Under the changes, the buildings will have to provide separate lavatories for women “given the particular health needs of women, and the fact that men's urinals can serve more customers at a quicker pace”, departmental sources said.
Buildings with so-called “unisex provision” will have to offer men and women entirely self-contained cubicles, with basins inside, to protect the privacy of occupants.
A source close to Mr Jenrick said: “It’s a necessity for women to have access to their own provision of toilets, but too often separate sex toilets are being removed by stealth - causing great distress.
“We’ve listened to the concerns raised by women and the elderly about their security, dignity and safety and are going to maintain and improve safeguards by updating regulations in order to ensure that there is always the necessary provision of separate toilets for everyone in the community.
“These changes will help to maintain safeguards that protect women and the proper provision of separate toilets, which has long been a regulatory requirement, will be retained and improved.
“We recognise that there needs to be a public service provision for everyone in our community, and want to help to deliver on that objective.”
Mr Jenrick’s “technical review” looked at the ratio of female lavatories needed against those for men given “the obvious need for women to always use cubicles”, according to a source.
The Government’s response will “address misconceptions that removing sex-specific toilets are a requirement of equality legislation”, an insider said.
“The proposals will also bring building rules in line with existing statutory requirements for mixed sex toilet provision in schools,” he added.

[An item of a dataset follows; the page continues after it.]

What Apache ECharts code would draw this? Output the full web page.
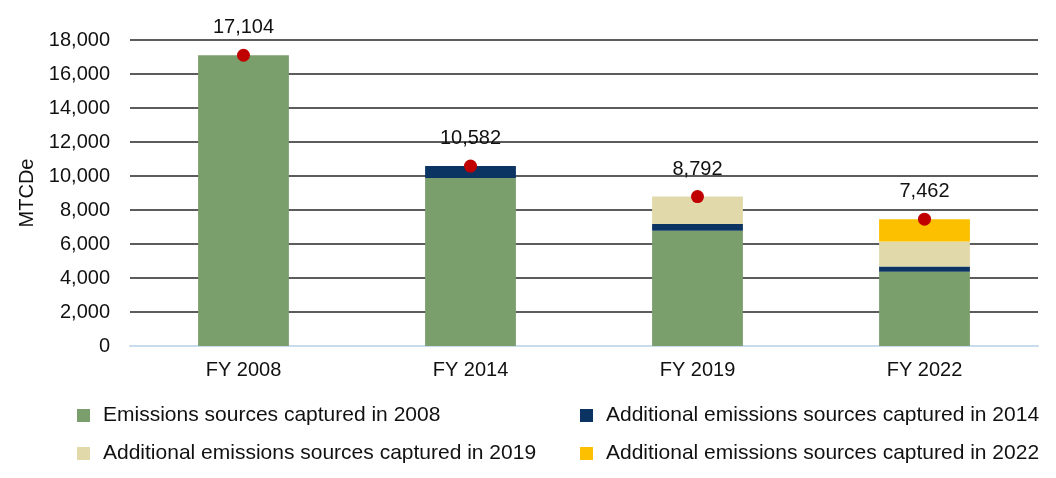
<!DOCTYPE html>
<html><head><meta charset="utf-8">
<script src="https://cdn.jsdelivr.net/npm/echarts@6/dist/echarts.min.js"></script>
<style>html,body{margin:0;padding:0;background:#fff}#c{width:1056px;height:478px}</style>
</head><body><div id="c"></div>
<script>
const categories = ['FY 2008','FY 2014','FY 2019','FY 2022'];
const captured2008 = [17104, 9880, 6780, 4372];
const added2014 = [0, 702, 400, 300];
const added2019 = [0, 0, 1612, 1470];
const added2022 = [0, 0, 0, 1320];
const totals = [17104, 10582, 8792, 7462];
const yTicks = {min: 0, max: 18000, interval: 2000};

const font = 'Liberation Sans, Arial, sans-serif';
const fs = 20;
const chart = echarts.init(document.getElementById('c'));
const barBase = {type: 'bar', stack: 'e', barWidth: '40%', emphasis: {disabled: true}};
const legendText = {fontSize: 21, lineHeight: 21, color: '#111', fontFamily: font, padding: [0, 0, 0, 8]};
chart.setOption({
  animation: false,
  textStyle: {fontFamily: font},
  grid: {left: 130, right: 18, top: 40, bottom: 132},
  legend: [
    {left: 77, top: 405, padding: 0, orient: 'vertical', itemGap: 17, itemWidth: 13, itemHeight: 13,
     icon: 'rect', textStyle: legendText,
     data: ['Emissions sources captured in 2008', 'Additional emissions sources captured in 2019']},
    {left: 580, top: 405, padding: 0, orient: 'vertical', itemGap: 17, itemWidth: 13, itemHeight: 13,
     icon: 'rect', textStyle: legendText,
     data: ['Additional emissions sources captured in 2014', 'Additional emissions sources captured in 2022']}
  ],
  xAxis: {
    type: 'category', data: categories,
    axisLine: {lineStyle: {color: '#c8dcee', width: 2}},
    axisTick: {show: false},
    axisLabel: {fontSize: fs, color: '#111', margin: 14, fontFamily: font}
  },
  yAxis: {
    type: 'value', min: yTicks.min, max: yTicks.max, interval: yTicks.interval,
    name: 'MTCDe', nameLocation: 'middle', nameGap: 92,
    nameTextStyle: {fontSize: fs, color: '#111', fontFamily: font},
    axisLabel: {fontSize: fs, color: '#111', margin: 20, fontFamily: font,
      formatter: v => v.toLocaleString('en-US')},
    splitLine: {lineStyle: {color: '#262626', width: 1.5}}
  },
  series: [
    Object.assign({}, barBase, {name: 'Emissions sources captured in 2008', data: captured2008, itemStyle: {color: '#7b9e6d'}}),
    Object.assign({}, barBase, {name: 'Additional emissions sources captured in 2014', data: added2014, itemStyle: {color: '#0c3463'}}),
    Object.assign({}, barBase, {name: 'Additional emissions sources captured in 2019', data: added2019, itemStyle: {color: '#e2d9ab'}}),
    Object.assign({}, barBase, {name: 'Additional emissions sources captured in 2022', data: added2022, itemStyle: {color: '#fdc000'}}),
    {type: 'scatter', name: 'Total', data: totals, symbolSize: 13, itemStyle: {color: '#c00000', opacity: 1},
     z: 10, emphasis: {disabled: true},
     label: {show: true, position: 'top', distance: 11, fontSize: fs, color: '#111', fontFamily: font,
       formatter: p => p.value.toLocaleString('en-US')}}
  ]
});
</script></body></html>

The Old Vic Theatre in central London was criticised in 2019 when it converted all of its male and female lavatories to gender-neutral toilets.
One user complained after the refurbishment: “Patrons are, in theory, free to self-select from blocks labelled stalls-only and blocks containing urinals. The problem is obvious: women cannot use urinals.”

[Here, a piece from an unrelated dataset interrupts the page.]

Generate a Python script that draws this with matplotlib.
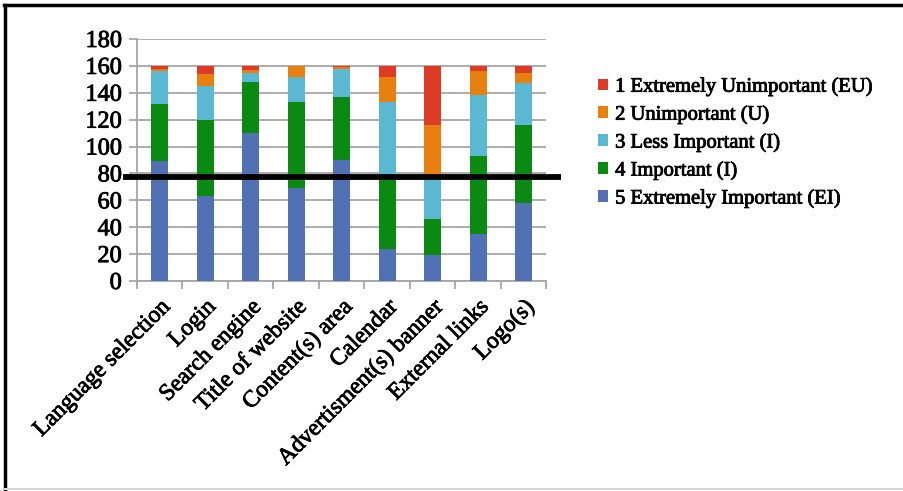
import matplotlib
matplotlib.use("Agg")
import matplotlib.pyplot as plt
import matplotlib.patheffects as pe
import numpy as np
from matplotlib.patches import Patch
from matplotlib.lines import Line2D

categories = ["Language selection", "Login", "Search engine", "Title of website",
              "Content(s) area", "Calendar", "Advertisment(s) banner",
              "External links", "Logo(s)"]

# Responses per rating level (stacked bottom to top: 5, 4, 3, 2, 1)
extremely_important = [89, 63, 110, 69, 90, 24, 19, 35, 58]
important = [43, 57, 38, 64, 47, 55, 27, 58, 58]
less_important = [24, 25, 7, 19, 21, 54, 33, 45, 31]
unimportant = [2, 9, 2, 8, 1, 19, 37, 18, 8]
extremely_unimportant = [2, 6, 3, 0, 1, 8, 44, 4, 5]

threshold = 77
y_ticks = [0, 20, 40, 60, 80, 100, 120, 140, 160, 180]

series = [
    ("5 Extremely Important (EI)", extremely_important, "#5271B4"),
    ("4 Important (I)", important, "#0A8A12"),
    ("3 Less Important (I)", less_important, "#5BB8D2"),
    ("2 Unimportant (U)", unimportant, "#E8800F"),
    ("1 Extremely Unimportant (EU)", extremely_unimportant, "#DE3B26"),
]

plt.rcParams["font.family"] = ["Liberation Serif", "DejaVu Serif"]
heavy = [pe.withStroke(linewidth=0.6, foreground="black")]

fig = plt.figure(figsize=(9.04, 4.91), dpi=100)
ax = fig.add_axes([0.1515, 0.4277, 0.453, 0.4929])

x = np.arange(len(categories))
bottom = np.zeros(len(categories))
handles = []
for label, vals, color in series:
    vals = np.array(vals, dtype=float)
    ax.bar(x, vals, bottom=bottom, width=0.38, color=color, zorder=3)
    bottom += vals
    handles.append(Patch(facecolor=color, label=label))

ax.set_xlim(-0.5, len(categories) - 0.5)
ax.set_ylim(0, 180)
ax.set_yticks(y_ticks)
ax.set_yticklabels([str(v) for v in y_ticks], fontsize=17.5)
ax.yaxis.grid(True, color="#A6A6A6", linewidth=1.3, zorder=0)
ax.set_axisbelow(True)

ax.set_xticks(x)
ax.set_xticklabels(categories, rotation=45, ha="right", rotation_mode="anchor",
                   fontsize=17)
ax.tick_params(axis="x", which="major", length=0, pad=11)
ax.set_xticks(np.arange(-0.5, len(categories), 1.0), minor=True)
ax.tick_params(axis="x", which="minor", length=6, width=1.3, color="#A6A6A6")
ax.tick_params(axis="y", length=6, width=1.3, color="#A6A6A6", pad=5)

for lbl in ax.get_xticklabels() + ax.get_yticklabels():
    lbl.set_path_effects(heavy)

for side in ["top", "right"]:
    ax.spines[side].set_visible(False)
for side in ["left", "bottom"]:
    ax.spines[side].set_color("#A6A6A6")
    ax.spines[side].set_linewidth(1.3)

# Cut-off line across the chart
ax.plot([-0.81, 8.83], [threshold, threshold], color="black", linewidth=4.2,
        clip_on=False, zorder=5, solid_capstyle="butt")

leg = fig.legend(handles=handles[::-1], loc="upper left",
                 bbox_to_anchor=(0.652, 0.86), frameon=False, fontsize=14.8,
                 handlelength=0.5, handleheight=0.5, handletextpad=0.35,
                 labelspacing=0.4, borderaxespad=0)
for t in leg.get_texts():
    t.set_path_effects(heavy)

# Outer frame
fig.add_artist(Line2D([0.004, 1.0], [0.99, 0.99], color="black", linewidth=2.5,
                      transform=fig.transFigure))
fig.add_artist(Line2D([0.005, 0.005], [0.004, 0.99], color="black", linewidth=2.5,
                      transform=fig.transFigure))
fig.add_artist(Line2D([0.005, 1.0], [0.004, 0.004], color="#D8D8D8", linewidth=1.5,
                      transform=fig.transFigure))

fig.savefig("out.png", dpi=100)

In February last year a Tory peer warned that gender-neutral lavatories made women feel uncomfortable and should be replaced with single-sex facilities.
Lord Lucas told a House of Lords debate that half of all lavatories and changing rooms in public buildings should be for women only.
Lord Lucas said: "Some institutions have converted their ladies and gents communal toilet facilities to gender-neutral. Others have converted changing rooms similarly.
“Is this desirable or justified? What research as to people's needs is it based on? Has anyone – and women in particular – been consulted?
"Who does this change disadvantage? Women who do not, for reasons of discomfort or religion, wish to find themselves in an enclosed, unobserved space with men.”